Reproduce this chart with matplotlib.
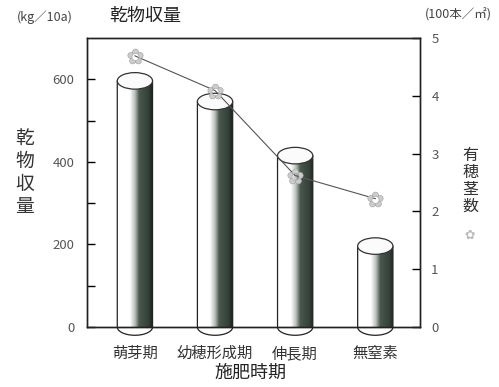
import matplotlib
matplotlib.use('Agg')
import matplotlib.pyplot as plt
import numpy as np
from matplotlib.patches import Ellipse, PathPatch
from matplotlib.path import Path
from matplotlib.colors import LinearSegmentedColormap

plt.rcParams['font.family'] = ['Noto Sans CJK JP', 'DejaVu Sans']

periods = ['萌芽期', '幼穂形成期', '伸長期', '無窒素']
dry_matter = [596, 546, 415, 196]          # kg/10a
panicle_stems = [4.69, 4.09, 2.62, 2.22]   # 100本/㎡

bar_w = 0.44
cap_h = 40  # ellipse height of the cylinder tops, in kg units

shade = LinearSegmentedColormap.from_list('cyl', [
    (0.0, '#ffffff'), (0.36, '#ffffff'), (0.5, '#b8c0ba'),
    (0.62, '#4a574e'), (0.88, '#34403a'), (1.0, '#1a1f1c')])


def draw_cylinder(ax, x, h):
    t = np.linspace(np.pi, 2 * np.pi, 40)
    arc = list(zip(x + bar_w / 2 * np.cos(t), cap_h / 2 * np.sin(t)))
    verts = [(x - bar_w / 2, h)] + arc + [(x + bar_w / 2, h), (x - bar_w / 2, h)]
    codes = [Path.MOVETO] + [Path.LINETO] * (len(verts) - 2) + [Path.CLOSEPOLY]
    body = PathPatch(Path(verts, codes), facecolor='none', edgecolor='#222222',
                     lw=0.9, zorder=3, clip_on=False)
    ax.add_patch(body)
    grad = np.linspace(0, 1, 200)[None, :]
    im = ax.imshow(grad, cmap=shade, aspect='auto', origin='lower',
                   extent=(x - bar_w / 2, x + bar_w / 2, -cap_h / 2, h),
                   interpolation='bilinear', zorder=2)
    im.set_clip_path(body)
    im.set_clip_box(None)
    top = Ellipse((x, h), bar_w, cap_h, facecolor='#fbfbfb', edgecolor='#333333',
                  lw=0.9, zorder=4, clip_on=False)
    ax.add_patch(top)


fig = plt.figure(figsize=(4.99, 3.87), dpi=100)
ax = fig.add_axes([0.174, 0.155, 0.668, 0.747])

xs = np.arange(len(periods))
for x, h in zip(xs, dry_matter):
    draw_cylinder(ax, x, h)

ax.set_xlim(-0.6, 3.56)
ax.set_ylim(0, 700)
ax.set_yticks([0, 200, 400, 600])
ax.set_yticks([100, 300, 500], minor=True)
ax.tick_params(axis='y', which='both', direction='in', length=6, width=1,
               labelsize=9.5, labelcolor='#555555', pad=9)
ax.set_xticks(xs, periods)
ax.tick_params(axis='x', length=0, pad=13, labelsize=11, labelcolor='#333333')
for s in ax.spines.values():
    s.set_linewidth(1)
    s.set_color('#222222')

ax2 = ax.twinx()
ax2.set_ylim(0, 5)
ax2.set_yticks(range(6))
ax2.tick_params(axis='y', direction='in', length=6, width=1,
                labelsize=9.5, labelcolor='#555555', pad=8)
ax2.plot(xs, panicle_stems, color='#555555', lw=0.8, marker='$✿$',
         ms=11, mfc='#cccccc', mec='#aaaaaa', mew=0.5, zorder=5)
for s in ax2.spines.values():
    s.set_linewidth(1)
    s.set_color('#222222')

fig.text(0.291, 0.958, '乾物収量', fontsize=13, ha='center', va='center', color='#222222')
fig.text(0.09, 0.956, '(kg／10a)', fontsize=9, ha='center', va='center', color='#444444')
fig.text(0.918, 0.961, '(100本／㎡)', fontsize=9, ha='center', va='center', color='#444444')
fig.text(0.05, 0.553, '\n'.join('乾物収量'), fontsize=13.5, ha='center', va='center',
         linespacing=1.08, color='#333333')
fig.text(0.942, 0.532, '\n'.join('有穂茎数'), fontsize=11.5, ha='center', va='center',
         linespacing=1.0, color='#333333')
fig.text(0.942, 0.393, '✿', family='DejaVu Sans', fontsize=9, ha='center', va='center',
         color='#bbbbbb')
fig.text(0.501, 0.036, '施肥時期', fontsize=13, ha='center', va='center', color='#222222')

fig.savefig('out.png', dpi=100, facecolor='white')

*Exercise aim*
From the data above, copy each line that has the string "matplotlib".

*Result for this exercise*
Reproduce this chart with matplotlib.
import matplotlib
matplotlib.use('Agg')
import matplotlib.pyplot as plt
from matplotlib.patches import Ellipse, PathPatch
from matplotlib.path import Path
from matplotlib.colors import LinearSegmentedColormap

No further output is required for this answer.